**Exercise goal:** Restate the whole of the material. Keep every word, and drop the pictures.

**Information shown:**

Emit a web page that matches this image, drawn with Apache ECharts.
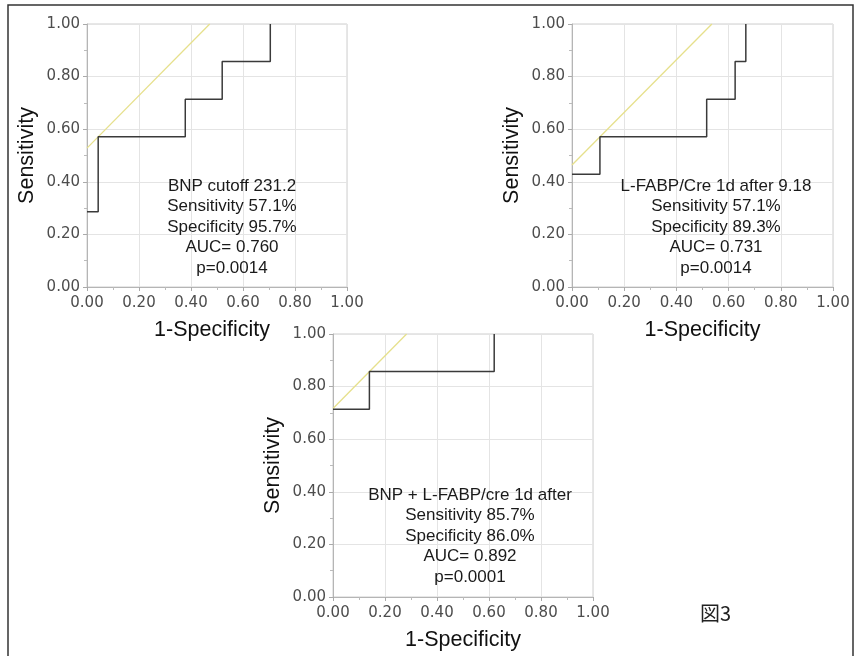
<!DOCTYPE html>
<html>
<head>
<meta charset="utf-8">
<script src="https://cdn.jsdelivr.net/npm/echarts@6/dist/echarts.min.js"></script>
<style>
  html, body { margin: 0; padding: 0; background: #fff; }
  #main { width: 860px; height: 656px; }
</style>
</head>
<body>
<div id="main"></div>
<script>
// ROC curves (1-specificity, sensitivity)
const bnpFpr = [0, 0.043, 0.043, 0.378, 0.378, 0.52, 0.52, 0.705, 0.705];
const bnpTpr = [0.286, 0.286, 0.571, 0.571, 0.714, 0.714, 0.857, 0.857, 1];
const bnpTangentFpr = [0, 0.472];
const bnpTangentTpr = [0.528, 1];

const fabpFpr = [0, 0.107, 0.107, 0.516, 0.516, 0.625, 0.625, 0.666, 0.666];
const fabpTpr = [0.429, 0.429, 0.571, 0.571, 0.714, 0.714, 0.857, 0.857, 1];
const fabpTangentFpr = [0, 0.536];
const fabpTangentTpr = [0.464, 1];

const combFpr = [0, 0.14, 0.14, 0.62, 0.62];
const combTpr = [0.714, 0.714, 0.857, 0.857, 1];
const combTangentFpr = [0, 0.283];
const combTangentTpr = [0.717, 1];

const bnpNotes = ["BNP cutoff 231.2", "Sensitivity 57.1%", "Specificity 95.7%", "AUC= 0.760", "p=0.0014"];
const fabpNotes = ["L-FABP/Cre 1d after 9.18", "Sensitivity 57.1%", "Specificity 89.3%", "AUC= 0.731", "p=0.0014"];
const combNotes = ["BNP + L-FABP/cre 1d after", "Sensitivity 85.7%", "Specificity 86.0%", "AUC= 0.892", "p=0.0001"];

const xTitle = "1-Specificity";
const yTitle = "Sensitivity";
const figLabel = "図3";

function pairs(xs, ys) {
  return xs.map((x, i) => [x, ys[i]]);
}

const chart = echarts.init(document.getElementById("main"));

const grids = [
  { left: 87, top: 24, width: 260, height: 263 },
  { left: 572, top: 24, width: 261, height: 263 },
  { left: 333, top: 334, width: 260, height: 263 },
];

function makeAxis(idx, isX) {
  return {
    type: "value",
    gridIndex: idx,
    min: 0,
    max: 1,
    interval: 0.2,
    name: isX ? xTitle : yTitle,
    nameLocation: "middle",
    nameGap: isX ? 32 : 49,
    nameTextStyle: {
      fontFamily: "Liberation Sans",
      fontSize: 21.5,
      color: "#111",
      padding: isX && idx == 0 ? [0, 10, 0, 0] : 0,
    },
    axisLine: { show: true, onZero: false, lineStyle: { color: "#b5b5b5", width: 1 } },
    axisTick: { show: true, length: 4, lineStyle: { color: "#aaa" } },
    minorTick: { show: true, splitNumber: 2, length: 3, lineStyle: { color: "#bbb" } },
    splitLine: { show: true, lineStyle: { color: "#e4e4e4", width: 1 } },
    axisLabel: {
      margin: isX ? 9 : 7,
      fontFamily: "DejaVu Sans",
      fontSize: 15,
      color: "#4d4d4d",
      showMinLabel: true,
      showMaxLabel: true,
      formatter: (v) => v.toFixed(2),
    },
  };
}

const curves = [
  [bnpFpr, bnpTpr, bnpTangentFpr, bnpTangentTpr],
  [fabpFpr, fabpTpr, fabpTangentFpr, fabpTangentTpr],
  [combFpr, combTpr, combTangentFpr, combTangentTpr],
];

const series = [];
curves.forEach((c, i) => {
  series.push({
    type: "line",
    xAxisIndex: i,
    yAxisIndex: i,
    data: pairs(c[2], c[3]),
    showSymbol: false,
    silent: true,
    lineStyle: { color: "#e6e08c", width: 1.3 },
    z: 3,
  });
  series.push({
    type: "line",
    xAxisIndex: i,
    yAxisIndex: i,
    data: pairs(c[0], c[1]),
    showSymbol: false,
    silent: true,
    lineStyle: { color: "#3a3a3a", width: 1.5 },
    z: 4,
  });
});

// note blocks, centred under each curve
const notePos = [
  { x: 232, y: 176, lines: bnpNotes },
  { x: 716, y: 176, lines: fabpNotes },
  { x: 470, y: 485, lines: combNotes },
];

const graphic = [
  {
    type: "rect",
    shape: { x: 8, y: 5, width: 845, height: 700 },
    style: { fill: "none", stroke: "#333", lineWidth: 1.5 },
    silent: true,
  },
  {
    type: "text",
    left: 700,
    top: 603,
    style: {
      text: figLabel,
      fontFamily: "Noto Sans CJK JP",
      fontSize: 20,
      fill: "#222",
    },
  },
];
notePos.forEach((n) => {
  graphic.push({
    type: "text",
    x: n.x,
    y: n.y,
    style: {
      text: n.lines.join("\n"),
      align: "center",
      verticalAlign: "top",
      fontFamily: "Liberation Sans",
      fontSize: 17,
      lineHeight: 20.5,
      fill: "#1a1a1a",
    },
    z: 10,
  });
});

const option = {
  backgroundColor: "#fff",
  animation: false,
  grid: grids.map((g) => Object.assign({ show: true, borderColor: "#cfcfcf", borderWidth: 1 }, g)),
  xAxis: [0, 1, 2].map((i) => makeAxis(i, true)),
  yAxis: [0, 1, 2].map((i) => makeAxis(i, false)),
  series: series,
  graphic: graphic,
};

option && chart.setOption(option);
</script>
</body>
</html>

**Output for this exercise:**
Emit a web page that matches this image, drawn with Apache ECharts.
<!DOCTYPE html>
<html>
<head>
<meta charset="utf-8">
<script src="https://cdn.jsdelivr.net/npm/echarts@6/dist/echarts.min.js"></script>
<style>
  html, body { margin: 0; padding: 0; background: #fff; }
  #main { width: 860px; height: 656px; }
</style>
</head>
<body>
<div id="main"></div>
<script>
// ROC curves (1-specificity, sensitivity)
const bnpFpr = [0, 0.043, 0.043, 0.378, 0.378, 0.52, 0.52, 0.705, 0.705];
const bnpTpr = [0.286, 0.286, 0.571, 0.571, 0.714, 0.714, 0.857, 0.857, 1];
const bnpTangentFpr = [0, 0.472];
const bnpTangentTpr = [0.528, 1];

const fabpFpr = [0, 0.107, 0.107, 0.516, 0.516, 0.625, 0.625, 0.666, 0.666];
const fabpTpr = [0.429, 0.429, 0.571, 0.571, 0.714, 0.714, 0.857, 0.857, 1];
const fabpTangentFpr = [0, 0.536];
const fabpTangentTpr = [0.464, 1];

const combFpr = [0, 0.14, 0.14, 0.62, 0.62];
const combTpr = [0.714, 0.714, 0.857, 0.857, 1];
const combTangentFpr = [0, 0.283];
const combTangentTpr = [0.717, 1];

const bnpNotes = ["BNP cutoff 231.2", "Sensitivity 57.1%", "Specificity 95.7%", "AUC= 0.760", "p=0.0014"];
const fabpNotes = ["L-FABP/Cre 1d after 9.18", "Sensitivity 57.1%", "Specificity 89.3%", "AUC= 0.731", "p=0.0014"];
const combNotes = ["BNP + L-FABP/cre 1d after", "Sensitivity 85.7%", "Specificity 86.0%", "AUC= 0.892", "p=0.0001"];

const xTitle = "1-Specificity";
const yTitle = "Sensitivity";
const figLabel = "図3";

function pairs(xs, ys) {
  return xs.map((x, i) => [x, ys[i]]);
}

const chart = echarts.init(document.getElementById("main"));

const grids = [
  { left: 87, top: 24, width: 260, height: 263 },
  { left: 572, top: 24, width: 261, height: 263 },
  { left: 333, top: 334, width: 260, height: 263 },
];

function makeAxis(idx, isX) {
  return {
    type: "value",
    gridIndex: idx,
    min: 0,
    max: 1,
    interval: 0.2,
    name: isX ? xTitle : yTitle,
    nameLocation: "middle",
    nameGap: isX ? 32 : 49,
    nameTextStyle: {
      fontFamily: "Liberation Sans",
      fontSize: 21.5,
      color: "#111",
      padding: isX && idx == 0 ? [0, 10, 0, 0] : 0,
    },
    axisLine: { show: true, onZero: false, lineStyle: { color: "#b5b5b5", width: 1 } },
    axisTick: { show: true, length: 4, lineStyle: { color: "#aaa" } },
    minorTick: { show: true, splitNumber: 2, length: 3, lineStyle: { color: "#bbb" } },
    splitLine: { show: true, lineStyle: { color: "#e4e4e4", width: 1 } },
    axisLabel: {
      margin: isX ? 9 : 7,
      fontFamily: "DejaVu Sans",
      fontSize: 15,
      color: "#4d4d4d",
      showMinLabel: true,
      showMaxLabel: true,
      formatter: (v) => v.toFixed(2),
    },
  };
}

const curves = [
  [bnpFpr, bnpTpr, bnpTangentFpr, bnpTangentTpr],
  [fabpFpr, fabpTpr, fabpTangentFpr, fabpTangentTpr],
  [combFpr, combTpr, combTangentFpr, combTangentTpr],
];

const series = [];
curves.forEach((c, i) => {
  series.push({
    type: "line",
    xAxisIndex: i,
    yAxisIndex: i,
    data: pairs(c[2], c[3]),
    showSymbol: false,
    silent: true,
    lineStyle: { color: "#e6e08c", width: 1.3 },
    z: 3,
  });
  series.push({
    type: "line",
    xAxisIndex: i,
    yAxisIndex: i,
    data: pairs(c[0], c[1]),
    showSymbol: false,
    silent: true,
    lineStyle: { color: "#3a3a3a", width: 1.5 },
    z: 4,
  });
});

// note blocks, centred under each curve
const notePos = [
  { x: 232, y: 176, lines: bnpNotes },
  { x: 716, y: 176, lines: fabpNotes },
  { x: 470, y: 485, lines: combNotes },
];

const graphic = [
  {
    type: "rect",
    shape: { x: 8, y: 5, width: 845, height: 700 },
    style: { fill: "none", stroke: "#333", lineWidth: 1.5 },
    silent: true,
  },
  {
    type: "text",
    left: 700,
    top: 603,
    style: {
      text: figLabel,
      fontFamily: "Noto Sans CJK JP",
      fontSize: 20,
      fill: "#222",
    },
  },
];
notePos.forEach((n) => {
  graphic.push({
    type: "text",
    x: n.x,
    y: n.y,
    style: {
      text: n.lines.join("\n"),
      align: "center",
      verticalAlign: "top",
      fontFamily: "Liberation Sans",
      fontSize: 17,
      lineHeight: 20.5,
      fill: "#1a1a1a",
    },
    z: 10,
  });
});

const option = {
  backgroundColor: "#fff",
  animation: false,
  grid: grids.map((g) => Object.assign({ show: true, borderColor: "#cfcfcf", borderWidth: 1 }, g)),
  xAxis: [0, 1, 2].map((i) => makeAxis(i, true)),
  yAxis: [0, 1, 2].map((i) => makeAxis(i, false)),
  series: series,
  graphic: graphic,
};

option && chart.setOption(option);
</script>
</body>
</html>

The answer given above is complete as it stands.